Face à la polémique qui ne cesse d’enfler, le parti au pouvoir tente de discréditer le site Mediapart en insistant sur son identité Web. Plusieurs organisations de presse répliquent.

C’est la faute d’Internet. Voilà la stratégie que l’UMP a décidé d’adopter pour défendre le ministre du Travail et trésorier du parti, Eric Woerth, mis en cause dans l’affaire Bettencourt. Car c’est un site Web d’information qui est à l’origine de la plupart des révélations, Mediapart.

Et les accusations pleuvent. Le secrétaire général de l’UMP, Xavier Bertrand, dénonce des « méthodes anti-démocratiques », la secrétaire d’Etat à la Famille, Nadine Morano, parle de « sites Internet qui utilisent des méthodes fascistes » et d’un « site de ragots », la secrétaire d’Etat à l’Economie numérique, Nathalie Kosciusko-Morizet, estime que « la calomnie sur le Net n’est pas un modèle économique », le ministre de l’Industrie, Christian Estrosi, réduit Mediapart à « une véritable poubelle du Net », le député UMP Eric Raoult prétend que n’importe qui peut vendre une information 150 euros à Mediapart, et, pour Rama Yade, « la liberté de la presse, Internet notamment, n’autorise pas tout ».

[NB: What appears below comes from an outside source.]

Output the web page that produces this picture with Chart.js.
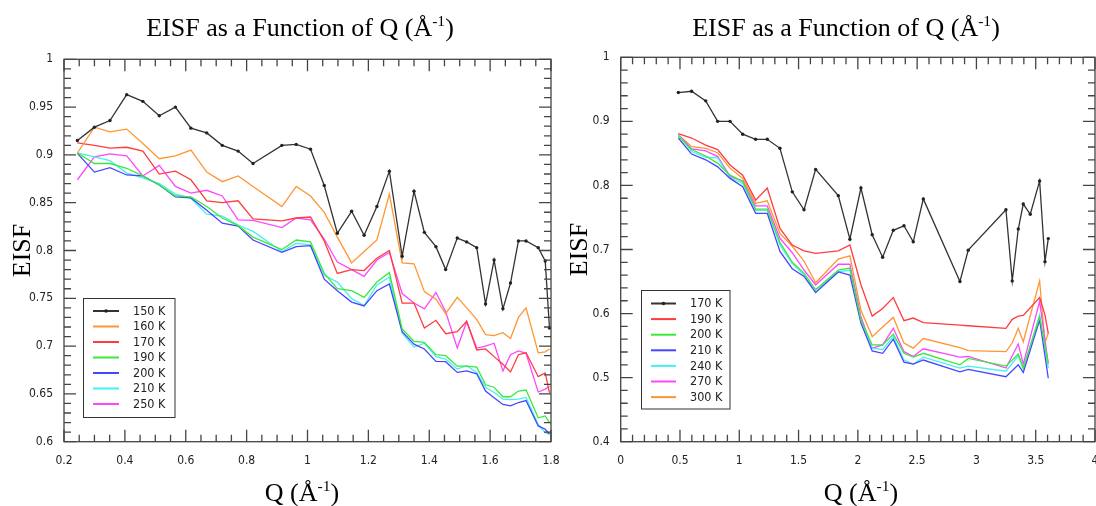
<!DOCTYPE html>
<html>
<head>
<meta charset="utf-8">
<script src="https://cdn.jsdelivr.net/npm/chart.js@4"></script>
<style>
  body { margin: 0; background: #fff; }
  #wrap { position: relative; width: 1096px; height: 506px; overflow: hidden; }
  canvas { position: absolute; top: 0; }
  #left { left: 0; }
  #right { left: 560px; }
</style>
</head>
<body>
<div id="wrap">
  <canvas id="left" width="560" height="506"></canvas>
  <canvas id="right" width="536" height="506"></canvas>
</div>
<script>
// ---- left panel: Q values and EISF per temperature ----
const qLeft = [0.244, 0.300, 0.351, 0.406, 0.459, 0.513, 0.566, 0.617, 0.669, 0.720, 0.772, 0.821, 0.916, 0.963, 1.010, 1.055, 1.098, 1.145, 1.186, 1.228, 1.269, 1.311, 1.350, 1.384, 1.422, 1.454, 1.492, 1.523, 1.556, 1.585, 1.613, 1.642, 1.667, 1.693, 1.718, 1.758, 1.781, 1.795];
const eisf150 = [0.915, 0.929, 0.936, 0.963, 0.956, 0.941, 0.950, 0.928, 0.923, 0.910, 0.904, 0.891, 0.910, 0.911, 0.906, 0.868, 0.818, 0.841, 0.816, 0.846, 0.883, 0.794, 0.862, 0.819, 0.804, 0.780, 0.813, 0.809, 0.803, 0.744, 0.790, 0.739, 0.766, 0.810, 0.810, 0.803, 0.789, 0.719];
const eisf160 = [0.902, 0.929, 0.924, 0.927, 0.912, 0.896, 0.899, 0.905, 0.882, 0.872, 0.878, 0.867, 0.846, 0.867, 0.857, 0.840, 0.814, 0.787, 0.799, 0.811, 0.859, 0.787, 0.786, 0.757, 0.749, 0.734, 0.751, 0.740, 0.728, 0.712, 0.711, 0.714, 0.708, 0.730, 0.740, 0.693, 0.694, 0.697];
const eisf170 = [0.9125, 0.910, 0.907, 0.908, 0.904, 0.880, 0.883, 0.874, 0.852, 0.850, 0.852, 0.833, 0.831, 0.834, 0.835, 0.810, 0.776, 0.780, 0.779, 0.792, 0.800, 0.745, 0.745, 0.719, 0.727, 0.713, 0.715, 0.726, 0.696, 0.697, 0.689, 0.681, 0.673, 0.691, 0.693, 0.668, 0.672, 0.651];
const eisf190 = [0.902, 0.891, 0.891, 0.886, 0.878, 0.8685, 0.857, 0.856, 0.846, 0.834, 0.826, 0.814, 0.801, 0.811, 0.809, 0.776, 0.760, 0.758, 0.751, 0.767, 0.777, 0.718, 0.705, 0.704, 0.691, 0.690, 0.679, 0.679, 0.678, 0.6595, 0.657, 0.647, 0.647, 0.653, 0.654, 0.625, 0.627, 0.620];
const eisf200 = [0.9016, 0.882, 0.8866, 0.879, 0.878, 0.8685, 0.856, 0.855, 0.842, 0.8285, 0.8256, 0.811, 0.798, 0.804, 0.805, 0.770, 0.758, 0.746, 0.742, 0.758, 0.765, 0.715, 0.702, 0.697, 0.684, 0.6837, 0.6725, 0.674, 0.671, 0.653, 0.646, 0.639, 0.6375, 0.641, 0.643, 0.6165, 0.613, 0.608];
const eisf210 = [0.902, 0.898, 0.894, 0.881, 0.876, 0.870, 0.859, 0.8546, 0.838, 0.836, 0.8267, 0.820, 0.799, 0.8075, 0.806, 0.774, 0.767, 0.7496, 0.7425, 0.764, 0.772, 0.7135, 0.699, 0.703, 0.689, 0.6865, 0.676, 0.6795, 0.6725, 0.657, 0.6515, 0.6445, 0.644, 0.6445, 0.6463, 0.618, 0.6095, 0.608];
const eisf250 = [0.874, 0.898, 0.901, 0.899, 0.878, 0.889, 0.867, 0.860, 0.863, 0.857, 0.832, 0.8315, 0.824, 0.834, 0.832, 0.812, 0.788, 0.780, 0.773, 0.790, 0.798, 0.755, 0.745, 0.739, 0.756, 0.736, 0.698, 0.7255, 0.698, 0.700, 0.703, 0.674, 0.691, 0.695, 0.6925, 0.652, 0.655, 0.658];
const labelsLeft = ['150 K', '160 K', '170 K', '190 K', '200 K', '210 K', '250 K'];

// ---- right panel (null = no point there, line runs straight across) ----
const qRight = [0.486, 0.598, 0.717, 0.818, 0.922, 1.029, 1.138, 1.236, 1.343, 1.447, 1.546, 1.644, 1.835, 1.933, 2.026, 2.121, 2.209, 2.299, 2.389, 2.467, 2.552, 2.861, 2.931, 3.249, 3.302, 3.353, 3.395, 3.454, 3.533, 3.578, 3.606];
const eisfR170 = [0.945, 0.947, 0.932, 0.900, 0.900, 0.880, 0.872, 0.872, 0.858, 0.790, 0.762, 0.825, 0.784, 0.716, 0.796, 0.723, 0.688, 0.730, 0.737, 0.712, 0.779, 0.650, 0.699, 0.762, 0.651, 0.732, 0.771, 0.755, 0.807, 0.681, 0.717];
const eisfR190 = [0.881, 0.874, 0.863, 0.856, 0.832, 0.816, 0.777, 0.796, 0.733, 0.707, 0.698, 0.694, 0.698, 0.707, 0.645, 0.596, 0.608, 0.625, 0.589, 0.593, 0.586, 0.582, 0.581, 0.577, 0.591, 0.596, 0.597, null, 0.625, 0.598, 0.569];
const eisfR200 = [0.877, 0.856, 0.846, 0.8345, 0.816, 0.806, 0.763, 0.763, 0.711, 0.680, 0.663, 0.637, 0.668, 0.671, 0.590, 0.551, 0.551, 0.568, 0.538, 0.532, 0.538, 0.520, 0.530, 0.518, null, 0.537, 0.515, null, 0.595, null, 0.522];
const eisfR210 = [0.874, 0.849, 0.840, 0.829, 0.811, 0.798, 0.7565, 0.7565, 0.697, 0.670, 0.658, 0.633, 0.665, 0.660, 0.585, 0.5416, 0.538, 0.560, 0.524, 0.521, 0.5275, 0.509, 0.513, 0.5015, null, 0.520, 0.508, null, 0.590, null, 0.499];
const eisfR240 = [0.879, 0.853, 0.844, 0.843, 0.812, 0.803, 0.761, 0.761, 0.707, 0.678, 0.660, 0.637, 0.665, 0.668, 0.588, 0.546, 0.544, 0.564, 0.5275, 0.521, 0.532, 0.515, 0.518, 0.510, null, 0.534, 0.513, null, 0.598, null, 0.515];
const eisfR270 = [0.879, 0.857, 0.854, 0.845, 0.814, 0.807, 0.768, 0.768, 0.7175, 0.695, 0.668, 0.6446, 0.677, 0.677, 0.595, 0.546, 0.551, 0.577, 0.5405, 0.533, 0.545, 0.532, 0.533, 0.515, null, 0.5525, 0.521, null, 0.619, null, 0.522];
const eisfR300 = [0.879, 0.8605, 0.858, 0.851, 0.827, 0.811, 0.772, 0.776, 0.725, 0.705, 0.682, 0.648, 0.685, 0.690, 0.605, 0.564, 0.579, 0.594, 0.554, 0.546, 0.561, 0.547, 0.542, 0.5405, 0.554, 0.577, 0.556, null, 0.651, 0.554, 0.570];
const labelsRight = ['170 K', '190 K', '200 K', '210 K', '240 K', '270 K', '300 K'];

const BLACK = '#333', ORANGE = 'rgb(255,150,50)', RED = 'rgb(255,60,60)', GREEN = 'rgb(60,232,60)',
      BLUE = 'rgb(70,70,255)', CYAN = 'rgb(70,240,240)', MAGENTA = 'rgb(255,70,255)';
const sans = '"DejaVu Sans Condensed", "DejaVu Sans", sans-serif';
const tickFont = { family: sans, size: 12 };
const serif = '"Liberation Serif", "Times New Roman", serif';

function series(label, q, vals, color) {
  const marked = color === BLACK;
  return {
    label: label,
    data: q.map((x, i) => ({ x: x, y: vals[i] })),
    borderColor: color,
    backgroundColor: color,
    borderWidth: 1.3,
    pointRadius: marked ? 1.7 : 0,
    pointBorderWidth: 0,
    pointBackgroundColor: '#222',
    spanGaps: true,
    tension: 0
  };
}

// plain tick text: 1, 0.95, 0.9 ...
const plainNum = v => String(Math.round(v * 1000) / 1000);

// title text with the "-1" superscript
function supText(ctx, pre, sup, post, cx, baseY, size) {
  ctx.font = size + 'px ' + serif;
  const w1 = ctx.measureText(pre).width, w3 = ctx.measureText(post).width;
  ctx.font = (size * 0.6) + 'px ' + serif;
  const w2 = ctx.measureText(sup).width;
  let x = cx - (w1 + w2 + w3) / 2;
  ctx.textAlign = 'left';
  ctx.textBaseline = 'alphabetic';
  ctx.font = size + 'px ' + serif;
  ctx.fillText(pre, x, baseY);
  ctx.font = (size * 0.6) + 'px ' + serif;
  ctx.fillText(sup, x + w1, baseY - size * 0.4);
  ctx.font = size + 'px ' + serif;
  ctx.fillText(post, x + w1 + w2, baseY);
}

// box, inward ticks, titles and the boxed legend
const decor = {
  id: 'decor',
  afterDatasetsDraw(chart, args, o) {
    const ctx = chart.ctx, a = chart.chartArea, x = chart.scales.x, y = chart.scales.y;
    ctx.save();
    ctx.strokeStyle = '#444';
    ctx.lineWidth = 1.3;
    ctx.strokeRect(a.left, a.top, a.right - a.left, a.bottom - a.top);

    const isMajor = (v, m) => Math.abs(v / m - Math.round(v / m)) < 1e-6;
    ctx.beginPath();
    for (let v = o.xMin; v <= o.xMax + 1e-9; v += o.xMinor) {
      const px = x.getPixelForValue(v), len = isMajor(v, o.xMajor) ? 12 : 7;
      ctx.moveTo(px, a.bottom); ctx.lineTo(px, a.bottom - len);
      ctx.moveTo(px, a.top); ctx.lineTo(px, a.top + len);
    }
    for (let v = o.yMin; v <= o.yMax + 1e-9; v += o.yMinor) {
      const py = y.getPixelForValue(v), len = isMajor(v, o.yMajor) ? 12 : 7;
      ctx.moveTo(a.left, py); ctx.lineTo(a.left + len, py);
      ctx.moveTo(a.right, py); ctx.lineTo(a.right - len, py);
    }
    ctx.stroke();

    // titles
    ctx.fillStyle = '#000';
    supText(ctx, 'EISF as a Function of Q (Å', '-1', ')', o.titleX, 36, 26);
    supText(ctx, 'Q (Å', '-1', ')', o.qX, 501, 26);
    ctx.save();
    ctx.translate(o.eisfX, (a.top + a.bottom) / 2);
    ctx.rotate(-Math.PI / 2);
    ctx.font = '26px ' + serif;
    ctx.textAlign = 'center';
    ctx.fillText('EISF', 0, 0);
    ctx.restore();

    // legend
    const L = o.legend;
    ctx.fillStyle = '#fff';
    ctx.fillRect(L.x, L.y, L.w, L.h);
    ctx.strokeStyle = '#333';
    ctx.lineWidth = 1;
    ctx.strokeRect(L.x, L.y, L.w, L.h);
    ctx.font = '12.5px ' + sans;
    ctx.textBaseline = 'middle';
    ctx.textAlign = 'left';
    chart.data.datasets.forEach((ds, i) => {
      const ry = L.row0 + i * L.dy;
      ctx.strokeStyle = ds.borderColor;
      ctx.lineWidth = 2;
      ctx.beginPath();
      ctx.moveTo(L.x0, ry); ctx.lineTo(L.x1, ry);
      ctx.stroke();
      if (ds.pointRadius > 0) {
        ctx.fillStyle = '#222';
        ctx.beginPath();
        ctx.arc((L.x0 + L.x1) / 2, ry, 1.8, 0, Math.PI * 2);
        ctx.fill();
      }
      ctx.fillStyle = '#222';
      ctx.fillText(ds.label, L.tx, ry + 0.5);
    });
    ctx.restore();
  }
};

function makeChart(id, datasets, s) {
  return new Chart(document.getElementById(id), {
    type: 'line',
    data: { datasets: datasets },
    options: {
      responsive: false,
      animation: false,
      devicePixelRatio: 1,
      layout: { autoPadding: false, padding: s.padding },
      plugins: {
        legend: { display: false },
        tooltip: { enabled: false },
        decor: s.decor
      },
      scales: {
        x: {
          type: 'linear', min: s.decor.xMin, max: s.decor.xMax,
          afterFit: sc => { sc.height = 64; sc.paddingLeft = 0; sc.paddingRight = 0; },
          grid: { display: false, drawTicks: false },
          border: { display: false },
          ticks: { stepSize: s.decor.xMajor, padding: 12, font: tickFont, color: '#222', maxRotation: 0, autoSkip: false, callback: plainNum }
        },
        y: {
          type: 'linear', min: s.decor.yMin, max: s.decor.yMax,
          afterFit: sc => { sc.width = 40; sc.paddingTop = 0; sc.paddingBottom = 0; },
          grid: { display: false, drawTicks: false },
          border: { display: false },
          ticks: { stepSize: s.decor.yMajor, padding: 11, font: tickFont, color: '#222', autoSkip: false, callback: plainNum }
        }
      }
    },
    plugins: [decor]
  });
}

const leftVals = [eisf150, eisf160, eisf170, eisf190, eisf200, eisf210, eisf250];
const leftColors = [BLACK, ORANGE, RED, GREEN, BLUE, CYAN, MAGENTA];
makeChart('left', leftVals.map((v, i) => series(labelsLeft[i], qLeft, v, leftColors[i])), {
  padding: { left: 24, right: 9, top: 59.3, bottom: 0.3 },
  decor: {
    xMin: 0.2, xMax: 1.8, xMinor: 0.05, xMajor: 0.2,
    yMin: 0.6, yMax: 1, yMinor: 0.01, yMajor: 0.05,
    titleX: 300, qX: 302, eisfX: 30,
    legend: { x: 83.5, y: 298.5, w: 91.5, h: 119, x0: 93, x1: 119, tx: 133, row0: 311, dy: 15.5 }
  }
});

const rightVals = [eisfR170, eisfR190, eisfR200, eisfR210, eisfR240, eisfR270, eisfR300];
const rightColors = [BLACK, RED, GREEN, BLUE, CYAN, MAGENTA, ORANGE];
makeChart('right', rightVals.map((v, i) => series(labelsRight[i], qRight, v, rightColors[i])), {
  padding: { left: 20.7, right: 1, top: 57.3, bottom: 0.3 },
  decor: {
    xMin: 0, xMax: 4, xMinor: 0.1, xMajor: 0.5,
    yMin: 0.4, yMax: 1, yMinor: 0.02, yMajor: 0.1,
    titleX: 286, qX: 301, eisfX: 27,
    legend: { x: 81.5, y: 290.5, w: 88.5, h: 118.5, x0: 91, x1: 116, tx: 130, row0: 303.5, dy: 15.6 }
  }
});
</script>
</body>
</html>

Le porte-parole de l’UMP Frédéric Lefebvre, se prenant quant à lui pour Emile Zola, s’est fendu d’une tribune virulente dans France-soir, où il sen prend à des « méthodes inqualifiables financées par un riche homme d’affaires ». Comprendre Xavier Niel, fondateur d’Iliad-Free, qui a investi dans Mediapart.

Ces attaques s’appuient toutes sur l’aspect « Internet » de la polémique, en insinuant que, dès lors que les articles mettant en cause Eric Woerth sont publiés en ligne, ils relèvent de la rumeur, du ragot, de l’information non vérifiée, servant à « faire du clic ». Reporters sans frontières et le Forum des sociétés de journalistes sont montés au créneau pour défendre Mediapart et le travail des journalistes, et le Groupement des éditeurs de services en ligne (le Geste, dont fait partie NextRadio TV, maison mère de 01net.), s’insurge contre le dénigrement spécifique de la presse Web.

Dans un communiqué du jeudi 8 juillet, l’organisme tient à rappeler que les éditeurs de presse en ligne, Mediapart comme d’autres, sont des professionnels au même titre et avec les mêmes responsabilités que les éditeurs de la presse papier. Or, « si [les] critiques restent, en général, tempérées lorsqu’il s’agit de médias traditionnels, le droit de répondre et de se défendre, dont jouit tout individu, se mue systématiquement en une diatribe contre Internet, et tout particulièrement les sites d’information, lorsqu’une telle information est publiée en ligne ».

Créer la confusion

Même discours de la part du Syndicat de la presse indépendante d’information en ligne (Spiil) : « Les attaques lancées contre les informations du site Mediapart, accusé de colporter des ragots et des rumeurs par le seul fait qu’il est diffusé sur l’Internet, sont […] irresponsables et montrent une méconnaissance totale du statut de la presse en ligne. » Ce statut existe depuis le 1er juin 2009 et a été aligné sur celui de la presse traditionnelle. Et ce à l’initiative… du président de la République, Nicolas Sarkozy.

Cette stratégie consistant à discréditer la presse Web n’est pas totalement nouvelle. Lorsqu’une vidéo contenant des propos racistes du ministre de l’Intérieur, Brice Hortefeux, a été dévoilée en septembre 2009, la majorité a aussitôt dénoncé les dérives d’Internet. Jean-François Copé, président du groupe UMP à l’Assemblée nationale, avait même demandé un débat public sur Internet et la liberté…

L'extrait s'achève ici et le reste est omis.